I don’t have a perfect life, but it’s perfect for me. I have a wonderful man in my life and have five beautiful children, all of whom I’m very proud of. I am able to pursue my passion of writing every day of my life. I’m surrounded by some amazing friends who always have my back and see me as a survivor. My “bubble” is filled with the people that support me and more importantly, love me.

And none of them believe me to be a victim because they know I’m not.

I write about my past experiences in a positive light, hoping to let others know that they’re not alone, that there’s always hope, and there’s always a way to get through it.

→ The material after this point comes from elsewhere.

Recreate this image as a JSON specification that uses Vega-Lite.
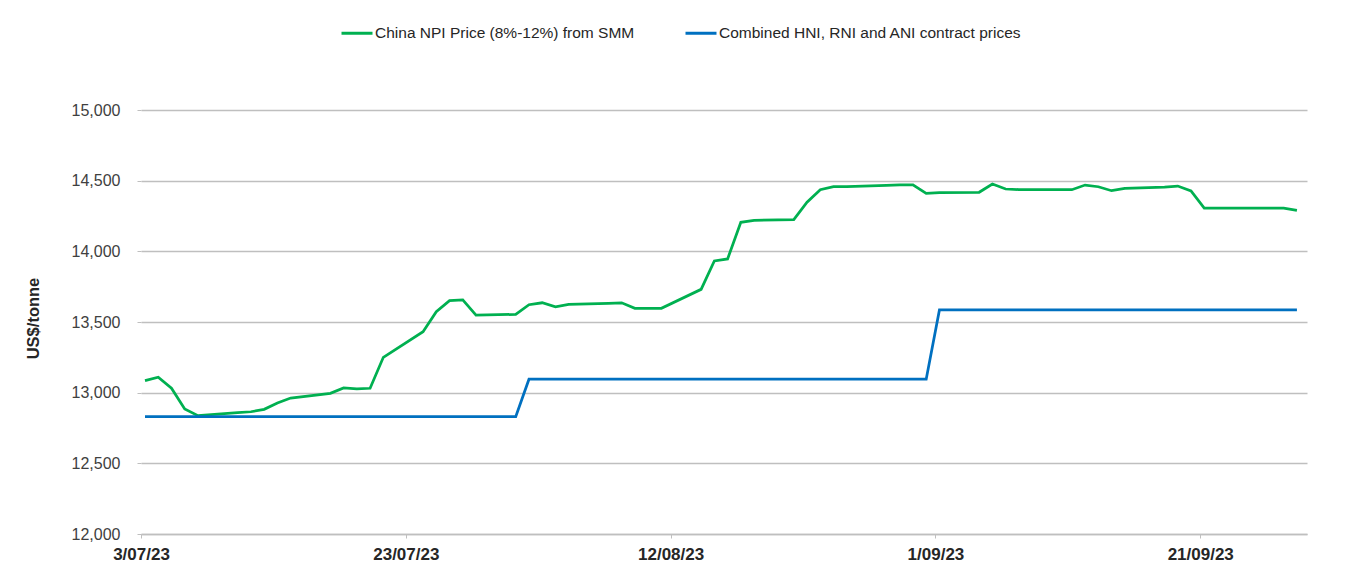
{
  "$schema": "https://vega.github.io/schema/vega-lite/v6.json",
  "width": 1166,
  "height": 424,
  "autosize": {"type": "none"},
  "padding": {"left": 141, "top": 110, "right": 46, "bottom": 39},
  "background": "white",
  "config": {
    "view": {"stroke": null},
    "font": "Liberation Sans"
  },
  "data": {
    "values": [
      {"date": "2023-07-03", "series": "China NPI Price (8%-12%) from SMM", "value": 13085},
      {"date": "2023-07-04", "series": "China NPI Price (8%-12%) from SMM", "value": 13109},
      {"date": "2023-07-05", "series": "China NPI Price (8%-12%) from SMM", "value": 13031},
      {"date": "2023-07-06", "series": "China NPI Price (8%-12%) from SMM", "value": 12884},
      {"date": "2023-07-07", "series": "China NPI Price (8%-12%) from SMM", "value": 12837},
      {"date": "2023-07-10", "series": "China NPI Price (8%-12%) from SMM", "value": 12858},
      {"date": "2023-07-11", "series": "China NPI Price (8%-12%) from SMM", "value": 12865},
      {"date": "2023-07-12", "series": "China NPI Price (8%-12%) from SMM", "value": 12882},
      {"date": "2023-07-13", "series": "China NPI Price (8%-12%) from SMM", "value": 12927},
      {"date": "2023-07-14", "series": "China NPI Price (8%-12%) from SMM", "value": 12962},
      {"date": "2023-07-17", "series": "China NPI Price (8%-12%) from SMM", "value": 12995},
      {"date": "2023-07-18", "series": "China NPI Price (8%-12%) from SMM", "value": 13033},
      {"date": "2023-07-19", "series": "China NPI Price (8%-12%) from SMM", "value": 13026},
      {"date": "2023-07-20", "series": "China NPI Price (8%-12%) from SMM", "value": 13031},
      {"date": "2023-07-21", "series": "China NPI Price (8%-12%) from SMM", "value": 13250},
      {"date": "2023-07-24", "series": "China NPI Price (8%-12%) from SMM", "value": 13431},
      {"date": "2023-07-25", "series": "China NPI Price (8%-12%) from SMM", "value": 13573},
      {"date": "2023-07-26", "series": "China NPI Price (8%-12%) from SMM", "value": 13651},
      {"date": "2023-07-27", "series": "China NPI Price (8%-12%) from SMM", "value": 13656},
      {"date": "2023-07-28", "series": "China NPI Price (8%-12%) from SMM", "value": 13549},
      {"date": "2023-07-31", "series": "China NPI Price (8%-12%) from SMM", "value": 13554},
      {"date": "2023-08-01", "series": "China NPI Price (8%-12%) from SMM", "value": 13622},
      {"date": "2023-08-02", "series": "China NPI Price (8%-12%) from SMM", "value": 13636},
      {"date": "2023-08-03", "series": "China NPI Price (8%-12%) from SMM", "value": 13608},
      {"date": "2023-08-04", "series": "China NPI Price (8%-12%) from SMM", "value": 13625},
      {"date": "2023-08-07", "series": "China NPI Price (8%-12%) from SMM", "value": 13632},
      {"date": "2023-08-08", "series": "China NPI Price (8%-12%) from SMM", "value": 13636},
      {"date": "2023-08-09", "series": "China NPI Price (8%-12%) from SMM", "value": 13597},
      {"date": "2023-08-10", "series": "China NPI Price (8%-12%) from SMM", "value": 13597},
      {"date": "2023-08-11", "series": "China NPI Price (8%-12%) from SMM", "value": 13597},
      {"date": "2023-08-14", "series": "China NPI Price (8%-12%) from SMM", "value": 13731},
      {"date": "2023-08-15", "series": "China NPI Price (8%-12%) from SMM", "value": 13932},
      {"date": "2023-08-16", "series": "China NPI Price (8%-12%) from SMM", "value": 13946},
      {"date": "2023-08-17", "series": "China NPI Price (8%-12%) from SMM", "value": 14205},
      {"date": "2023-08-18", "series": "China NPI Price (8%-12%) from SMM", "value": 14219},
      {"date": "2023-08-21", "series": "China NPI Price (8%-12%) from SMM", "value": 14224},
      {"date": "2023-08-22", "series": "China NPI Price (8%-12%) from SMM", "value": 14347},
      {"date": "2023-08-23", "series": "China NPI Price (8%-12%) from SMM", "value": 14436},
      {"date": "2023-08-24", "series": "China NPI Price (8%-12%) from SMM", "value": 14457},
      {"date": "2023-08-25", "series": "China NPI Price (8%-12%) from SMM", "value": 14458},
      {"date": "2023-08-28", "series": "China NPI Price (8%-12%) from SMM", "value": 14466},
      {"date": "2023-08-29", "series": "China NPI Price (8%-12%) from SMM", "value": 14470},
      {"date": "2023-08-30", "series": "China NPI Price (8%-12%) from SMM", "value": 14471},
      {"date": "2023-08-31", "series": "China NPI Price (8%-12%) from SMM", "value": 14410},
      {"date": "2023-09-01", "series": "China NPI Price (8%-12%) from SMM", "value": 14415},
      {"date": "2023-09-04", "series": "China NPI Price (8%-12%) from SMM", "value": 14418},
      {"date": "2023-09-05", "series": "China NPI Price (8%-12%) from SMM", "value": 14476},
      {"date": "2023-09-06", "series": "China NPI Price (8%-12%) from SMM", "value": 14441},
      {"date": "2023-09-07", "series": "China NPI Price (8%-12%) from SMM", "value": 14437},
      {"date": "2023-09-08", "series": "China NPI Price (8%-12%) from SMM", "value": 14437},
      {"date": "2023-09-11", "series": "China NPI Price (8%-12%) from SMM", "value": 14436},
      {"date": "2023-09-12", "series": "China NPI Price (8%-12%) from SMM", "value": 14469},
      {"date": "2023-09-13", "series": "China NPI Price (8%-12%) from SMM", "value": 14457},
      {"date": "2023-09-14", "series": "China NPI Price (8%-12%) from SMM", "value": 14429},
      {"date": "2023-09-15", "series": "China NPI Price (8%-12%) from SMM", "value": 14446},
      {"date": "2023-09-18", "series": "China NPI Price (8%-12%) from SMM", "value": 14455},
      {"date": "2023-09-19", "series": "China NPI Price (8%-12%) from SMM", "value": 14462},
      {"date": "2023-09-20", "series": "China NPI Price (8%-12%) from SMM", "value": 14427},
      {"date": "2023-09-21", "series": "China NPI Price (8%-12%) from SMM", "value": 14306},
      {"date": "2023-09-22", "series": "China NPI Price (8%-12%) from SMM", "value": 14306},
      {"date": "2023-09-25", "series": "China NPI Price (8%-12%) from SMM", "value": 14306},
      {"date": "2023-09-26", "series": "China NPI Price (8%-12%) from SMM", "value": 14306},
      {"date": "2023-09-27", "series": "China NPI Price (8%-12%) from SMM", "value": 14306},
      {"date": "2023-09-28", "series": "China NPI Price (8%-12%) from SMM", "value": 14290},
      {"date": "2023-07-03", "series": "Combined HNI, RNI and ANI contract prices", "value": 12830},
      {"date": "2023-07-31", "series": "Combined HNI, RNI and ANI contract prices", "value": 12830},
      {"date": "2023-08-01", "series": "Combined HNI, RNI and ANI contract prices", "value": 13095},
      {"date": "2023-08-31", "series": "Combined HNI, RNI and ANI contract prices", "value": 13095},
      {"date": "2023-09-01", "series": "Combined HNI, RNI and ANI contract prices", "value": 13585},
      {"date": "2023-09-28", "series": "Combined HNI, RNI and ANI contract prices", "value": 13585}
    ]
  },
  "mark": {"type": "line", "strokeWidth": 2.75, "interpolate": "linear"},
  "encoding": {
    "x": {
      "field": "date",
      "type": "temporal",
      "scale": {
        "type": "utc",
        "domain": [
          {"year": 2023, "month": 7, "date": 2, "hours": 16, "minutes": 45, "utc": true},
          {"year": 2023, "month": 9, "date": 28, "hours": 18, "minutes": 15, "utc": true}
        ]
      },
      "axis": {
        "title": null,
        "values": [
          {"year": 2023, "month": 7, "date": 3, "utc": true},
          {"year": 2023, "month": 7, "date": 23, "utc": true},
          {"year": 2023, "month": 8, "date": 12, "utc": true},
          {"year": 2023, "month": 9, "date": 1, "utc": true},
          {"year": 2023, "month": 9, "date": 21, "utc": true}
        ],
        "format": "%-d/%m/%y",
        "tickOffset": -4,
        "grid": false,
        "domainColor": "#bfbfbf",
        "domainWidth": 1.5,
        "tickColor": "#bfbfbf",
        "tickSize": 4,
        "labelFont": "Liberation Sans",
        "labelFontWeight": "bold",
        "labelFontSize": 17,
        "labelColor": "#262626",
        "labelPadding": 8,
        "labelFlush": false
      }
    },
    "y": {
      "field": "value",
      "type": "quantitative",
      "scale": {"domain": [12000, 15000], "nice": false, "zero": false},
      "axis": {
        "title": "US$/tonne",
        "values": [12000, 12500, 13000, 13500, 14000, 14500, 15000],
        "format": ",d",
        "grid": true,
        "gridColor": "#bfbfbf",
        "gridWidth": 1.5,
        "domain": false,
        "tickColor": "#bfbfbf",
        "tickSize": 4,
        "labelFont": "Liberation Sans",
        "labelFontSize": 16,
        "labelColor": "#404040",
        "labelPadding": 17,
        "titleFont": "Liberation Sans",
        "titleFontSize": 16.5,
        "titleFontWeight": "bold",
        "titleColor": "#262626",
        "titleAngle": -90,
        "titleX": -108,
        "titleY": 208,
        "titleBaseline": "middle",
        "titleAlign": "center"
      }
    },
    "color": {
      "field": "series",
      "type": "nominal",
      "scale": {
        "domain": ["China NPI Price (8%-12%) from SMM", "Combined HNI, RNI and ANI contract prices"],
        "range": ["#00b050", "#0070c0"]
      },
      "legend": {
        "title": null,
        "orient": "none",
        "legendX": 199,
        "legendY": -94,
        "direction": "horizontal",
        "columns": 2,
        "columnPadding": 44,
        "padding": 0,
        "symbolType": "stroke",
        "symbolSize": 961,
        "symbolStrokeWidth": 3,
        "labelOffset": 1,
        "labelFont": "Liberation Sans",
        "labelFontSize": 15.5,
        "labelColor": "#262626",
        "labelLimit": 400
      }
    }
  }
}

I know that there are people who will judge me, but if you’re going to do that, make sure that you know me. Don’t see me through eyes of hatred and jealousy, see me through the eyes of “truth.”

“Survivor” is one of my favorite words. It means you had enough faith in yourself and your Higher Power to get through the tough times. Life hasn’t always been easy for me, yet I choose to be grateful for every day I wake up, for every experience, good or bad, that life hands me because in the end everything is a lesson to learn so that we can live the best life possible.

And once again I’ll say this: “If you can’t be kind, be quiet.”